Попытка Шубашича обрести симпатии Москвы не удалась. Он, правда, был принят 25 ноября 1944 года в Кремле, но эта встреча со Сталиным была лишь одним из рутинных его дипломатических приемов в течение этого года. Не менее удивительным было отношение Сталина к Тито. Известно, что к началу войны оба маршала находились в далеко не лучших отношениях. Русский диктатор инстинктивно ощущал в хорватском партизанском вожде своего будущего смертельного врага и с неохотой следил за колоссальным ростом и влиянием титоистского партизанского движения. Он впервые выразил свое негативное отношение к Тито после того, как Черчилль направил британскую военную миссию в штаб-квартиру партизан Тито и «Большая тройка» в 1943 году в Тегеране приняла решение признать Тито и его движение военным союзником стран антигитлеровской коалиции. Лишь после этого, в феврале 1944 года, была направлена советская военная миссия в партизанскую штаб-квартиру в горах под Петровацем. В. Дедиер, боевой товарищ и биограф Тито, так обосновывает это промедление в своей книге: «Лишь много позже Сталин объяснил свое противодействие: он был против лозунга «Югославия для югославов». Он предпочел бы видеть ее находящейся в сфере влияния той или другой из великих держав».

В то время как русские обвиняли югославского короля в проведении политики, «противопоставленной интересам народа», англичане также не сдерживали своей критики югославской внутренней политики. При этом Черчилль ссылался на свое соглашение со Сталиным от 21 октября 1944 года в Москве, в котором «оба правительства пришли к согласию о том, чтобы проводить в Югославии совместную политику, направив всю энергию против продолжающих слабеть немцев и решить внутренние трудности Югославии путем объединения королевского правительства и Национального освободительного движения. Право югославского народа самостоятельно решать вопросы его будущего государственного устройства, само собой разумеется, остается при этом в неприкосновенности. Когда 3 декабря 1944 года Черчилль в своей ноте вновь выразил свое недовольство политикой маршала Тито, Сталин ответил ему в своем обычном тоне: «Я подтверждаю Ваше заявление о том, что советское и британское правительства пришли в Москве к соглашению придерживаться, насколько это возможно, проведения совместной политики относительно Югославии. Я надеюсь на то, что Вы с маршалом Тито сможете договориться и что достигнутое между ним и господином Шубашичем соглашение будет поддержано».

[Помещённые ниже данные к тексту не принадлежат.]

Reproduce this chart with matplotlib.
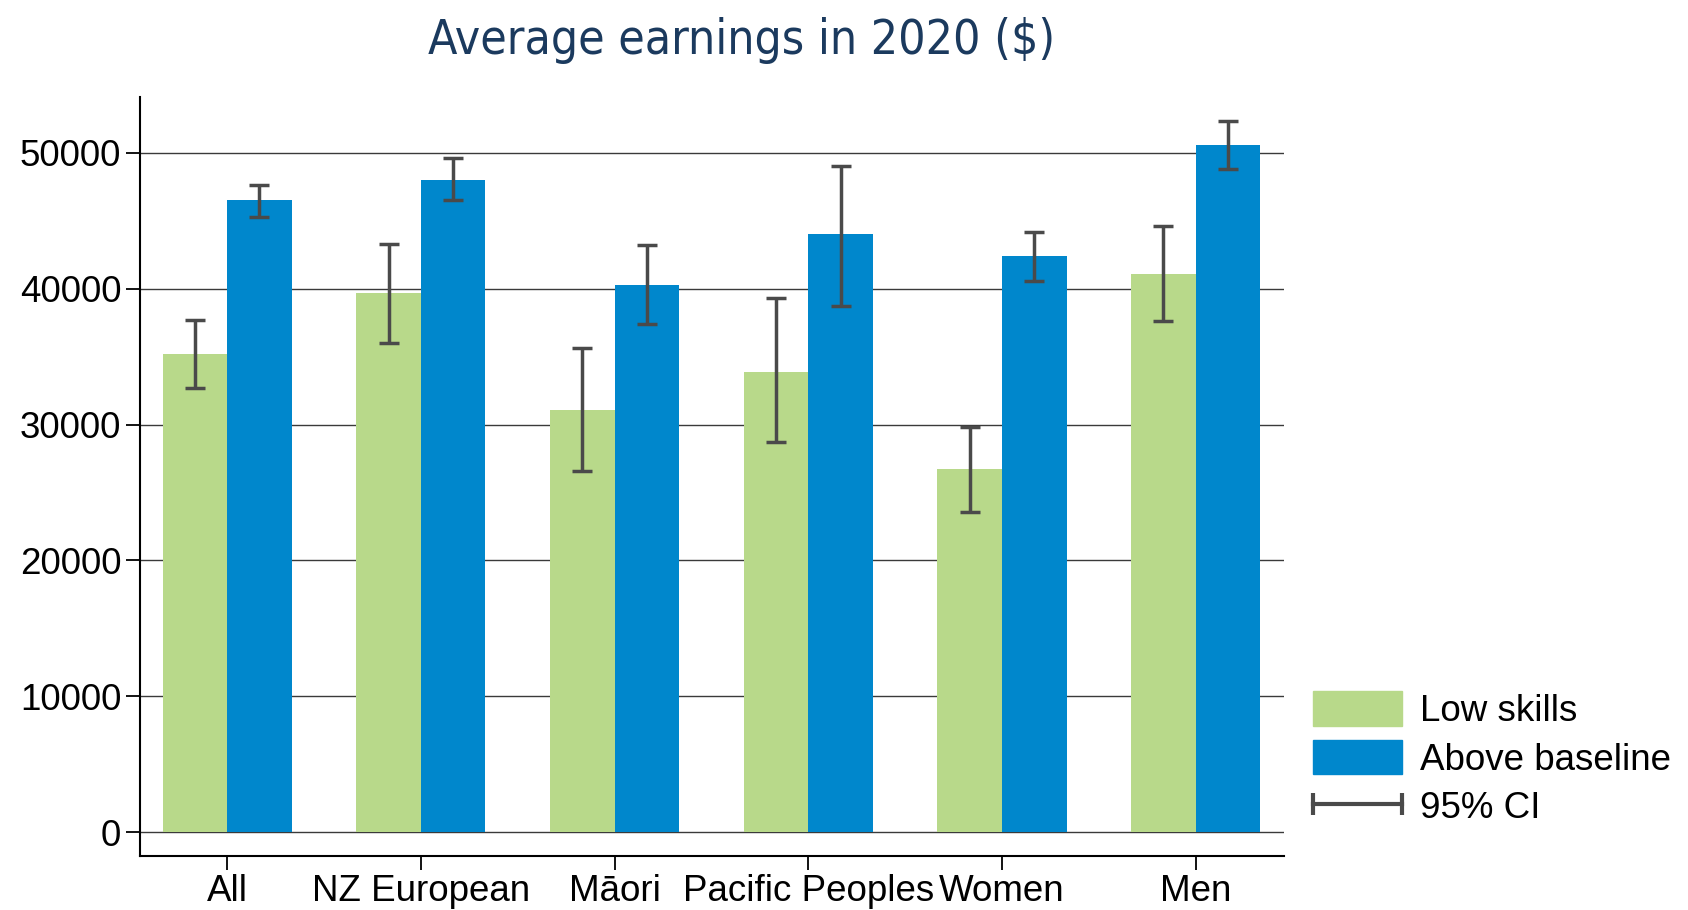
import matplotlib.pyplot as plt
import numpy as np
from matplotlib.patches import Patch
from matplotlib.lines import Line2D
from matplotlib.legend_handler import HandlerLine2D

groups = ["All", "NZ European", "M\u0101ori", "Pacific Peoples", "Women", "Men"]
low_skills = [35200, 39700, 31100, 33900, 26700, 41100]
above_base = [46500, 48000, 40300, 44000, 42400, 50550]
low_ci_lo = [32700, 36000, 26550, 28700, 23600, 37650]
low_ci_hi = [37700, 43250, 35650, 39300, 29800, 44600]
above_ci_lo = [45250, 46500, 37400, 38750, 40550, 48800]
above_ci_hi = [47600, 49600, 43200, 49050, 44200, 52300]
yticks = [0, 10000, 20000, 30000, 40000, 50000]

green = "#b8d98a"
blue = "#0087cc"
ci_col = "#4a4a4a"

plt.rcParams['font.family'] = ['Liberation Sans', 'DejaVu Sans']

fig = plt.figure(figsize=(16.88, 9.10), dpi=100)
ax = fig.add_axes([0.0829, 0.0593, 0.6777, 0.8341])

x = np.arange(len(groups))
w = 1 / 3
low = np.array(low_skills)
high = np.array(above_base)

ax.bar(x - w / 2, low, w, color=green, zorder=2)
ax.bar(x + w / 2, high, w, color=blue, zorder=2)
ax.errorbar(x - w / 2, low,
            yerr=[low - np.array(low_ci_lo), np.array(low_ci_hi) - low],
            fmt='none', ecolor=ci_col, elinewidth=2.5, capsize=7.5, capthick=2.5, zorder=3)
ax.errorbar(x + w / 2, high,
            yerr=[high - np.array(above_ci_lo), np.array(above_ci_hi) - high],
            fmt='none', ecolor=ci_col, elinewidth=2.5, capsize=7.5, capthick=2.5, zorder=3)

ax.set_xlim(-0.45, 5.455)
ax.set_ylim(-1750, 54100)
ax.set_yticks(yticks)
ax.set_xticks(x)
ax.set_xticklabels(groups)
ax.yaxis.grid(True, color="#3a3a3a", linewidth=1.0, zorder=0)
ax.set_axisbelow(True)
for s in ["top", "right"]:
    ax.spines[s].set_visible(False)
ax.spines["left"].set_linewidth(1.5)
ax.spines["bottom"].set_linewidth(1.5)
ax.tick_params(axis='both', labelsize=26.5, length=10, width=1.3, direction='out')
ax.tick_params(axis='x', pad=3)

handles = [Patch(color=green), Patch(color=blue),
           Line2D([0], [0], color=ci_col, lw=3, marker='|', markersize=16, markeredgewidth=3)]
fig.legend(handles, ["Low skills", "Above baseline", "95% CI"],
           loc='center left', bbox_to_anchor=(0.778, 0.166), frameon=False,
           fontsize=26.5, handlelength=2.4, handleheight=1.05, handletextpad=0.5,
           labelspacing=0.3, borderpad=0, borderaxespad=0, numpoints=2,
           handler_map={Line2D: HandlerLine2D(marker_pad=0)})

fig.text(0.4396, 1 - 40 / 910, "Average earnings in 2020 ($)", ha='center', va='center',
         fontsize=34.5, color="#1b3a5e", family='DejaVu Sans', fontstretch='condensed')

fig.savefig("out.png", dpi=100)
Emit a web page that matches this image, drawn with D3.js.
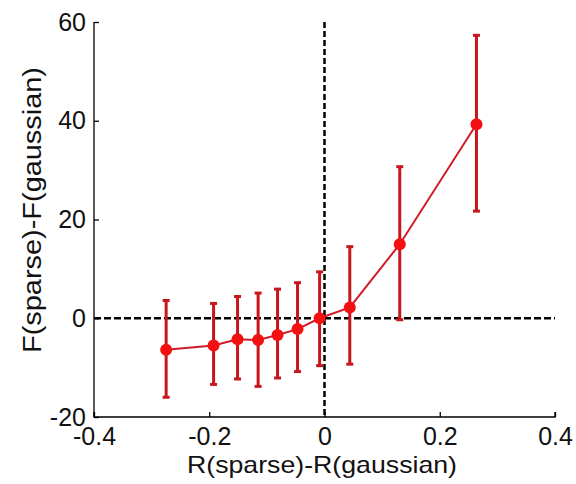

Речь здесь шла об учреждении Регентского совета, что требовал Тито, но против чего возражал Петр II. Ситуация особенно обострилась после того, как маршал выдвинул новое требование: Антифашистское вече народного освобождения Югославии должно и в дальнейшем оставаться высшим законодательным и исполнительным органом, национальное правительство должно быть переформировано таким образом, чтобы в него вошли ведущие коммунисты. Это новое правительство было бы должно иметь своей главной задачей проведение в определенное время свободных выборов. Затем выбранные делегаты должны были бы разработать новую конституцию страны.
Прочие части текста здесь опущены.